Весь этот день зурна гудит до поздней ночи, гости танцуют, молодежь джигитует, и на улице, перед домом молодых, стреляют из ружей и пистолетов. Толпы народа снуют взад и вперед, а женщины смотрят с террас своих домов, укутанные в свои покрывала. Они любуются, как молодой джигит, бросив поводья, на всем скаку встанет на лошади вверх ногами, как, проскакав в таком положении довольно порядочное расстояние и выстрелив несколько раз из ружья, он, легко и ловко перевернувшись, сидит уже на своем азиатском седле. Несколько слов одобрения – и он снова решается на подобную рискованную и опасную штуку…
Нагулявшись вдоволь, гости расходятся, молодой возвращается домой и вступает в свои права. Три дня молодая остается в сакле безвыходно, а на четвертый идет по воду. Закутанная с ног до головы покрывалом, не глядя никуда, кроме как на свои ноги, она отправляется к бассейну в сопровождении толпы девушек. У бассейна ее ожидает целая толпа молодежи, и как только она зачерпнет воды, тотчас же ее кувшин арестовывается и не освобождается до тех пор, пока молодежь не получит в подарок хлеба и халвы.
С этих пор молодая может ходить одна за водой и в гости, но не к родителям, к ним она идет только по приглашению, и по случаю ее прихода бывает пир и угощение. Сделав подарки ближайшим родственникам мужа и получив от них подарки взамен, молодая вступает в обязанности хозяйки или, скорее, работницы мужа[268].
Несмотря на легкость заключения брака, в Дагестане довольно часто похищают невест. При согласии похищенной и ее родителей на брак дело кончается свадьбой и выдачей женихом кебин-хакка, с тех, кто пособлял ему увезти невесту, взыскивается штраф. Но если родители не согласны на брак, то у аварцев взыскивается с похитителя в пользу джамаата цахис (зуб меняющий), скотина такого возраста, когда она меняет свои зубы, в прежнее время, кроме того, взыскивалось сто овец или 30 рублей в пользу хана и отламывался один из углов дома. Сам же похититель изгонялся на три месяца из аула и по возвращении должен был угостить родственников похищенной. При преследовании бежавших родные девушки могут убить их безнаказанно, но, с другой стороны, беглецы могут скрыться от преследования в любом доме. Отказать им в приюте всегда считалось предосудительным, и каждый хозяин охотно не только даст приют, но и примет на себя функции посредника в примирении похитителя с родственниками девушки.
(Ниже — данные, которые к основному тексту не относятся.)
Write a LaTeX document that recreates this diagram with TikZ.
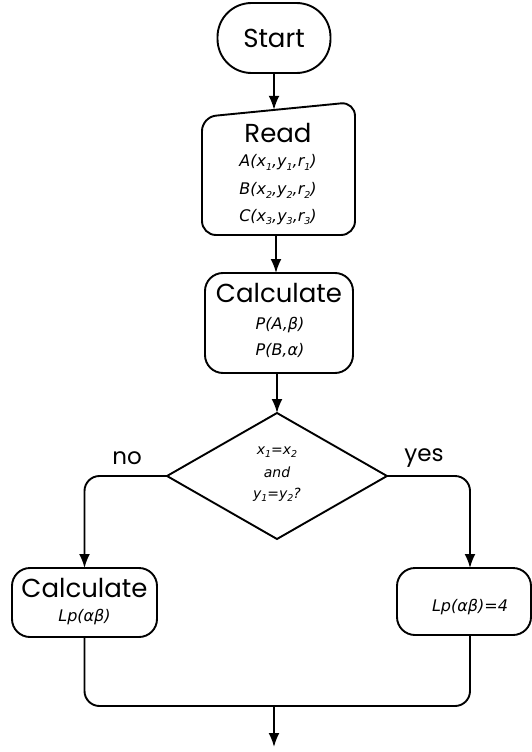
\documentclass[tikz,border=0pt]{standalone}
\usepackage{fontspec}
\setmainfont{Poppins}
\newfontfamily\fm{DejaVu Sans}
\usetikzlibrary{arrows.meta}
\newcommand\sbs[1]{\raisebox{-0.45ex}{\fontsize{9.5}{9.5}\selectfont #1}}
\tikzset{
  ln/.style={line width=1.9pt},
  arr/.style={ln,-{Latex[length=14pt,width=11pt]}},
  big/.style={font=\fontsize{26}{26}\selectfont, inner sep=0pt},
  frm/.style={font=\fm\itshape\fontsize{16}{16}\selectfont, inner sep=0pt},
  sml/.style={font=\fm\itshape\fontsize{14}{14}\selectfont, inner sep=0pt},
  boxr/.style={draw, ln, rounded corners=18pt, inner sep=0pt},
}
\begin{document}
\begin{tikzpicture}[x=1pt,y=-1pt]
\useasboundingbox (0,0) rectangle (532,752);
% Start
\node[draw, ln, rounded corners=34pt, minimum width=113pt, minimum height=70pt, big] (start) at (274,38) {Start};
% Read (manual input)
\coordinate (rtl) at (202,117);
\coordinate (rtr) at (355,102);
\coordinate (rbr) at (355,235);
\coordinate (rbl) at (202,235);
\draw[ln, rounded corners=14pt] (rtl) -- (rtr) -- (rbr) -- (rbl) -- cycle;
\coordinate (readtop) at (274,109.8);
\coordinate (readbot) at (276,235);
\node[big] (readt) at (278,133) {Read};
\node[frm] (ra) at (278,162) {A(x\sbs{1},y\sbs{1},r\sbs{1})};
\node[frm] (rb) at (278,190) {B(x\sbs{2},y\sbs{2},r\sbs{2})};
\node[frm] (rc) at (278,217) {C(x\sbs{3},y\sbs{3},r\sbs{3})};
% Calculate
\node[boxr, minimum width=148pt, minimum height=100pt] (calc) at (279,323) {};
\node[big] (calct) at (279,293) {Calculate};
\node[frm] (pa) at (280,325) {P(A,β)};
\node[frm] (pb) at (280,350) {P(B,α)};
\coordinate (calctop) at (276,273);
\coordinate (calcbot) at (277,373);
% Decision
\coordinate (dt) at (277,413);
\coordinate (dl) at (167,476);
\coordinate (dr) at (387,476);
\coordinate (db) at (277,539);
\draw[ln, line join=miter] (dt) -- (dr) -- (db) -- (dl) -- cycle;
\node[sml] (d1) at (277,452) {x\sbs{1}=x\sbs{2}};
\node[sml] (d2) at (277,472) {and};
\node[sml] (d3) at (277,495) {y\sbs{1}=y\sbs{2}?};
\node[font=\fontsize{23}{23}\selectfont, inner sep=0pt] (no) at (127,458) {no};
\node[font=\fontsize{23}{23}\selectfont, inner sep=0pt] (yes) at (424,458) {yes};
% Left box
\node[boxr, minimum width=145pt, minimum height=69pt] (lbox) at (84.5,602.5) {};
\node[big] (lt) at (84.5,588) {Calculate};
\node[frm] (lf) at (84.5,617) {Lp(αβ)};
% Right box
\node[boxr, minimum width=134pt, minimum height=67pt] (rbox) at (464,601.5) {};
\node[frm] (rf) at (470,607) {Lp(αβ)=4};
\coordinate (rboxtop) at (470,568);
\coordinate (rboxbot) at (470,635);
\coordinate (lboxtop) at (84.5,568);
% connectors
\draw[arr] (start.south) -- (readtop);
\draw[arr] (readbot) -- (calctop);
\draw[arr] (calcbot) -- (dt);
\draw[arr, rounded corners=15pt] (dl) -| (lboxtop);
\draw[arr, rounded corners=15pt] (dr) -| (rboxtop);
\coordinate (merge) at (274,706);
\coordinate (endp) at (274,747);
\draw[ln, rounded corners=15pt] (lbox.south) |- (merge) -| (rboxbot);
\draw[arr] (merge) -- (endp);
\end{tikzpicture}
\end{document}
Он обязан только развести приютившихся по разным комнатам, иначе платит штраф. Примирение оканчивается обычно приличным угощением со стороны жениха.
Если же родители против или сама девушка не согласна выйти за своего похитителя, то она возвращается в дом родителей, а похититель изгоняется из селения на срок от трех месяцев до одного года. Убивать похитителя после возвращения девушки в дом родителей запрещено адатом.